Here is another way to make the point. Social scientists test hypotheses. They might hypothesize, for example, that if people have to pay a small tax for plastic bags at convenience stores, they will use fewer plastic bags. To test hypotheses, social scientists usually like to conduct randomized controlled trials, allowing them to isolate the effects of the tax. Such trials create parallel worlds and hence alternative histories—one with the tax and one without it. Historians cannot conduct randomized controlled trials, because history is run only once. Yet they nonetheless develop hypotheses, and they attempt to evaluate them by reference to the evidence. Evans is himself engaged in this enterprise. There is no difference between hypothesis-testing and counterfactual inferences. Any claim of causation, resulting from such tests, requires a statement that without the cause, the effect would not have occurred.

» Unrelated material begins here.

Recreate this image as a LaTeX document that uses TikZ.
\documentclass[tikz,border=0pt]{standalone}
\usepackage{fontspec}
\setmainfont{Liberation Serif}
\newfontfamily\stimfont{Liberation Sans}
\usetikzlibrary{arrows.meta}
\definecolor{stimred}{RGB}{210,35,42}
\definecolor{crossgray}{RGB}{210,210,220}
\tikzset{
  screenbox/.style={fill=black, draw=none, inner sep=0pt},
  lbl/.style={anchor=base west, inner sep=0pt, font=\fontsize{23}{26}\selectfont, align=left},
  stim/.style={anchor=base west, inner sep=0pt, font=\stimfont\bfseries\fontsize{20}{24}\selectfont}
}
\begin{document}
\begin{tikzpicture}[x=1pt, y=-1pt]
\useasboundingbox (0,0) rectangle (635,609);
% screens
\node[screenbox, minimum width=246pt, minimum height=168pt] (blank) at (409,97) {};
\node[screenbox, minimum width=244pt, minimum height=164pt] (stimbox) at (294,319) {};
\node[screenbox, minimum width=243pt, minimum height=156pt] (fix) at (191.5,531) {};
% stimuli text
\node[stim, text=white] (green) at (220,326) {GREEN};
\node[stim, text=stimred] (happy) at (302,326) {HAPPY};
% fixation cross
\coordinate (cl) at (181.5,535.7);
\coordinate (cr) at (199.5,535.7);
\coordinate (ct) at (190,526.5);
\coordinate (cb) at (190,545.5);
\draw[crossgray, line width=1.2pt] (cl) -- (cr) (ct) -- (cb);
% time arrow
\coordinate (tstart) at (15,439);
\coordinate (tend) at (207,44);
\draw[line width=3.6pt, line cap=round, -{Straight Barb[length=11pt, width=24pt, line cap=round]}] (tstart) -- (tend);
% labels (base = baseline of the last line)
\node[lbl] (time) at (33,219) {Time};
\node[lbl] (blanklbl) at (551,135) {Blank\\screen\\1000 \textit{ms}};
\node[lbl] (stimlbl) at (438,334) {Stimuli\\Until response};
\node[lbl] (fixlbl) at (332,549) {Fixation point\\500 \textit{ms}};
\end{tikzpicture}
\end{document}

Evans appreciates the entertainment value of the most imaginative counterfactual narratives, but he doesn’t want them to be taken seriously, or to be seen as what historians do. With Thompson and Oakeshott (and countless others), he thinks that historians should explain what did happen, not what didn’t happen. The problem is that, to offer an explanation of what happened, historians have to identify causes, and whenever they identify causes they immediately conjure up a counterfactual history, a parallel world. Sure, there is a lot of distance between science fiction novelists and the world’s great historians, but along an important dimension they are playing the same game.